__INSTRUCTIONS TO FOLLOW__: Set aside the pictures and output only the lines from the one containing "What TikZ code" up to and including the one containing "(20,-8) rectangle (1026,3.5);".

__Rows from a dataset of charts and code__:
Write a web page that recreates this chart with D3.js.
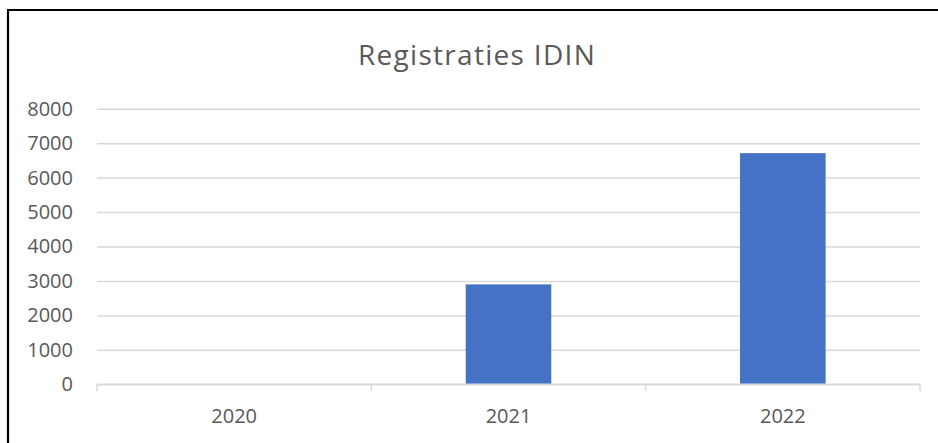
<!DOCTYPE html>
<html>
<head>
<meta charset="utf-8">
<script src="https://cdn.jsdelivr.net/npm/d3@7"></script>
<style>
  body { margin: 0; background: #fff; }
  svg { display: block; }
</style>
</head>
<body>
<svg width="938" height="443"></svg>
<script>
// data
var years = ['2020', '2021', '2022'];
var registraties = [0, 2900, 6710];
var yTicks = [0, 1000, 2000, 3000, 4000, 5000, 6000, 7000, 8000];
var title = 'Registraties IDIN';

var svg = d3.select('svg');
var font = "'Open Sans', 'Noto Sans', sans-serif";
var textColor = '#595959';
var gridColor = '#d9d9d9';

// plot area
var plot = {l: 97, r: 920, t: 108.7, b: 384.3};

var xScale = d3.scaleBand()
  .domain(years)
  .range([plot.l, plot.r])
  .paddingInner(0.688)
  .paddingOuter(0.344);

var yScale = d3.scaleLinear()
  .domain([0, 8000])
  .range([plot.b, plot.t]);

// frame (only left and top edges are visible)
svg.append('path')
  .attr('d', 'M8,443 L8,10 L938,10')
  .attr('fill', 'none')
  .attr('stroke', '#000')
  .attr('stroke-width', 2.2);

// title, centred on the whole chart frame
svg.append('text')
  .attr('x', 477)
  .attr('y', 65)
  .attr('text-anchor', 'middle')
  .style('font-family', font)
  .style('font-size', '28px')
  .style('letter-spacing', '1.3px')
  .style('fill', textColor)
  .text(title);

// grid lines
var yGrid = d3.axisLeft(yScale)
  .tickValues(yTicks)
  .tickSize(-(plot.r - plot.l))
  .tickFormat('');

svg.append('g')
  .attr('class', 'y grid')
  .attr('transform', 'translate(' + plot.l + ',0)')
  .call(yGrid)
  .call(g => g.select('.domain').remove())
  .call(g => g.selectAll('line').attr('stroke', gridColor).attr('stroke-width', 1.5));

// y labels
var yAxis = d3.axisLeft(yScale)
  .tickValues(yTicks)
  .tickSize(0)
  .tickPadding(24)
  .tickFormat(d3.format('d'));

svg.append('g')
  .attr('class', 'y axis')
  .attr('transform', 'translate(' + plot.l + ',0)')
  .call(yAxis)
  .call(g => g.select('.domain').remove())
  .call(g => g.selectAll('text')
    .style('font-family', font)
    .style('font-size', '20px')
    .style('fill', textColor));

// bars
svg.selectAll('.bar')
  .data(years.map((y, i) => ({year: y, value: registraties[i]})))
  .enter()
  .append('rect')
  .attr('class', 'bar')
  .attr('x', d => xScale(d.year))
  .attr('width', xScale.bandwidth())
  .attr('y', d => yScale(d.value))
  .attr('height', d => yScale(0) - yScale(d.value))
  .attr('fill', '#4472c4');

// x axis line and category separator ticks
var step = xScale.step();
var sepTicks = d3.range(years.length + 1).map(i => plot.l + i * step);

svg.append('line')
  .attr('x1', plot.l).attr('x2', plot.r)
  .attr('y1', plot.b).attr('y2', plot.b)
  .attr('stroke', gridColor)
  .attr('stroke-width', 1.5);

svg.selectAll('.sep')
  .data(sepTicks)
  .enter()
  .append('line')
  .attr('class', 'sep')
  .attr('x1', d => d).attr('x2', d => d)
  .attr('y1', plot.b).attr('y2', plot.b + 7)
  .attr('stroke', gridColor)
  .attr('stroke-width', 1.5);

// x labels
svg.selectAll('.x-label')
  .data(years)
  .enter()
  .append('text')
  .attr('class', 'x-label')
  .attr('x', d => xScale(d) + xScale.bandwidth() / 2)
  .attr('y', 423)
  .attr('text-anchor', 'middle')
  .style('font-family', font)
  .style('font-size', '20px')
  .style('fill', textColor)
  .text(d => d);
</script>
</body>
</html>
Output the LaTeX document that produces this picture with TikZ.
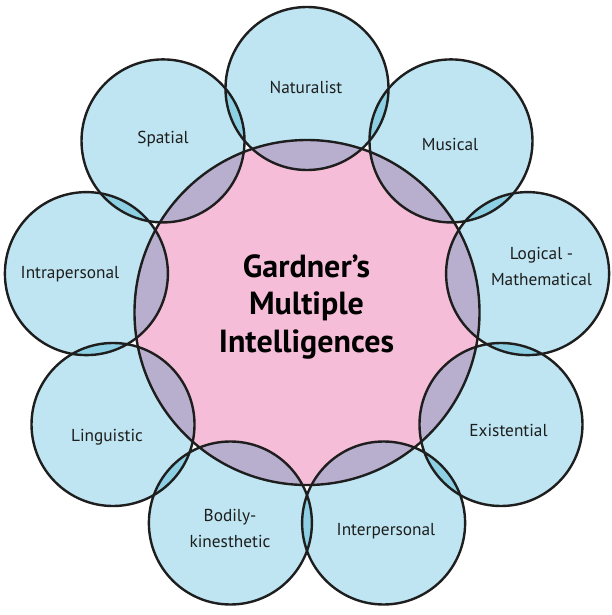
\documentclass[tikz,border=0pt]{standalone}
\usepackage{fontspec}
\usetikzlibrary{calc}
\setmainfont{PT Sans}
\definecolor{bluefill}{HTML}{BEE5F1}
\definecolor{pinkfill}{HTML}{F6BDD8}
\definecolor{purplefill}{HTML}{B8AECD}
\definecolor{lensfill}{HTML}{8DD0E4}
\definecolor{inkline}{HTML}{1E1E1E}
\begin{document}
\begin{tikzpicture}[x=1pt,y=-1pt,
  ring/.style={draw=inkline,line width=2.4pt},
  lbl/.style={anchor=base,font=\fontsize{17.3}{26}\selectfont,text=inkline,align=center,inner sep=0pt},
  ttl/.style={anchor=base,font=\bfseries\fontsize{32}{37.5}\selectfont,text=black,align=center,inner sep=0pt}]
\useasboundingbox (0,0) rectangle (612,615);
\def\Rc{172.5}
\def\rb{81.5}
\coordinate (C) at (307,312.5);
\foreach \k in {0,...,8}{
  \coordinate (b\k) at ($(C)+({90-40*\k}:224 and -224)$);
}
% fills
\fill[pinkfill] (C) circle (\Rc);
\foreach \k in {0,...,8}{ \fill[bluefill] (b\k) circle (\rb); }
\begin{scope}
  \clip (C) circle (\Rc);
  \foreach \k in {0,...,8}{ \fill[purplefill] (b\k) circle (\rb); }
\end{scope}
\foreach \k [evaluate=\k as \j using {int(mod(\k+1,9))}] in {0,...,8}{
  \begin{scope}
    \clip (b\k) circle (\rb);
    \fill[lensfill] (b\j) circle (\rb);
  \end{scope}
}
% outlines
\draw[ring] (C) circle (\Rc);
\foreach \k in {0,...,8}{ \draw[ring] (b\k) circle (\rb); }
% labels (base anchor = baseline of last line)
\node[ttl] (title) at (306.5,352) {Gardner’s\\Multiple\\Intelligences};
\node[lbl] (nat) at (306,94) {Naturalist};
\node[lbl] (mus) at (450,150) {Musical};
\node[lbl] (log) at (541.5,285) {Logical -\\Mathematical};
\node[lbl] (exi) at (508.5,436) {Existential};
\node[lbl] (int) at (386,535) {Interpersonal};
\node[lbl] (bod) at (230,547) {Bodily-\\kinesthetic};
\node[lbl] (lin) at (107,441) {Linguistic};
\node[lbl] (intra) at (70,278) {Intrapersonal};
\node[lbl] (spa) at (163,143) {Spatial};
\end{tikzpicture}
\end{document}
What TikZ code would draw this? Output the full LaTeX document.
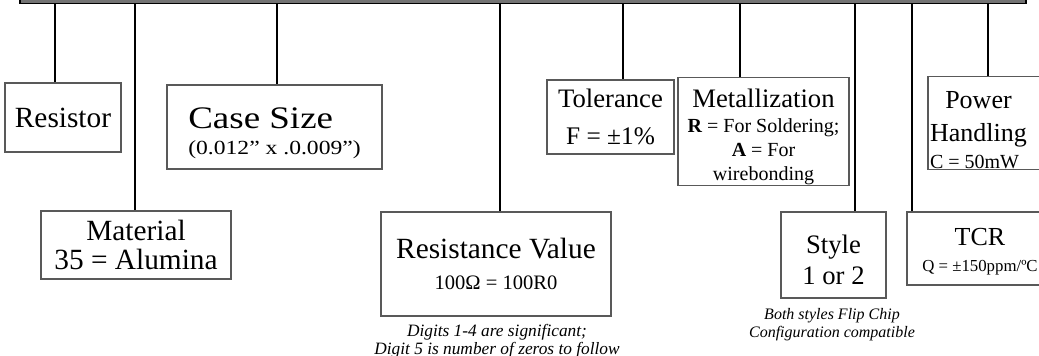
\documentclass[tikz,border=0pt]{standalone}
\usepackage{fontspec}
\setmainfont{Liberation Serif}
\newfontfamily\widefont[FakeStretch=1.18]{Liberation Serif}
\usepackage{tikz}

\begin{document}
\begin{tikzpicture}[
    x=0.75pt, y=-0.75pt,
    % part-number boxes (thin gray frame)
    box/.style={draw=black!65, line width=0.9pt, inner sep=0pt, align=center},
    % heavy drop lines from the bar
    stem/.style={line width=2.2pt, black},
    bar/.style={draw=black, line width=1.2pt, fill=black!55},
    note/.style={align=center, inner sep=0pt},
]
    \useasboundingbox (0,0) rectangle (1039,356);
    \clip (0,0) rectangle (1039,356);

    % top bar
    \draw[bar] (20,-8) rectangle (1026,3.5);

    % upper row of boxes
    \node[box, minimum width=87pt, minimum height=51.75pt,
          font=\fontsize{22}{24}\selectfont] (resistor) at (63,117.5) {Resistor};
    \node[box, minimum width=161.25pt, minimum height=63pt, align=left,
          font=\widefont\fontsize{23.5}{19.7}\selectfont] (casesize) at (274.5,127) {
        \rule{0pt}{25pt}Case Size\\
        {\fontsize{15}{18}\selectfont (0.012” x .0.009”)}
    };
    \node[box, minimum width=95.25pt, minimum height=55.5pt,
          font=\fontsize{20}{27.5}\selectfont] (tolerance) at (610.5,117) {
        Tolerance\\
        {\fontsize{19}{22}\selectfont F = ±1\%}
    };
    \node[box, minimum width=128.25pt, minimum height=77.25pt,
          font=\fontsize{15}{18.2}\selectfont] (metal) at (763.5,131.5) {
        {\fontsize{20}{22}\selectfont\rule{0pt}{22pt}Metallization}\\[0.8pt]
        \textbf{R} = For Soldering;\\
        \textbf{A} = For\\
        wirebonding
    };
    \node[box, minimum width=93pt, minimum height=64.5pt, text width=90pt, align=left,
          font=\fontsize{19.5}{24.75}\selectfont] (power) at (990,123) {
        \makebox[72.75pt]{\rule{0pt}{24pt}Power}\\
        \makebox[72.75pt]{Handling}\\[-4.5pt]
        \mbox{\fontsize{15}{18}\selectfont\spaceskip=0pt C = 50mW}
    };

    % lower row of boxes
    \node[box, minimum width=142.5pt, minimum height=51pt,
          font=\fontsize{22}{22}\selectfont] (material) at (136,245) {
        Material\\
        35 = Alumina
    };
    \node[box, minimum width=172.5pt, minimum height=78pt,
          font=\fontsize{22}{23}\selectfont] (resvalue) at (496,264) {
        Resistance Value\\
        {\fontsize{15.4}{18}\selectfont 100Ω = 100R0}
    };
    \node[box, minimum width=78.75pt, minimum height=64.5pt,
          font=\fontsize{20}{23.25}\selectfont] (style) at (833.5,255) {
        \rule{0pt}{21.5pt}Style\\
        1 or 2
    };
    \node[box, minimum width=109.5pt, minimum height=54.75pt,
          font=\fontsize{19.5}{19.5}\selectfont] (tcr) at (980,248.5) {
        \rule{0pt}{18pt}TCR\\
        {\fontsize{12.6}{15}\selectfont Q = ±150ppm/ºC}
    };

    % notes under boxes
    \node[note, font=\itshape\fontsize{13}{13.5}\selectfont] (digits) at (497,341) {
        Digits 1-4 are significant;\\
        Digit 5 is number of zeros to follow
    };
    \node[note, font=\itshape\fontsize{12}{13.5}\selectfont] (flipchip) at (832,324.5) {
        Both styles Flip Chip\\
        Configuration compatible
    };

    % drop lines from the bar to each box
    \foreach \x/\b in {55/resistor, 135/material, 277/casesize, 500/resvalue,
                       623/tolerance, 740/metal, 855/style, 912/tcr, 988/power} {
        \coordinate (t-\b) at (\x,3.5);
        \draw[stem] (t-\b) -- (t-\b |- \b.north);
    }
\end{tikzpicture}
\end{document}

__WRITTEN ANSWER__:
What TikZ code would draw this? Output the full LaTeX document.
\documentclass[tikz,border=0pt]{standalone}
\usepackage{fontspec}
\setmainfont{Liberation Serif}
\newfontfamily\widefont[FakeStretch=1.18]{Liberation Serif}
\usepackage{tikz}

\begin{document}
\begin{tikzpicture}[
    x=0.75pt, y=-0.75pt,
    % part-number boxes (thin gray frame)
    box/.style={draw=black!65, line width=0.9pt, inner sep=0pt, align=center},
    % heavy drop lines from the bar
    stem/.style={line width=2.2pt, black},
    bar/.style={draw=black, line width=1.2pt, fill=black!55},
    note/.style={align=center, inner sep=0pt},
]
    \useasboundingbox (0,0) rectangle (1039,356);
    \clip (0,0) rectangle (1039,356);

    % top bar
    \draw[bar] (20,-8) rectangle (1026,3.5);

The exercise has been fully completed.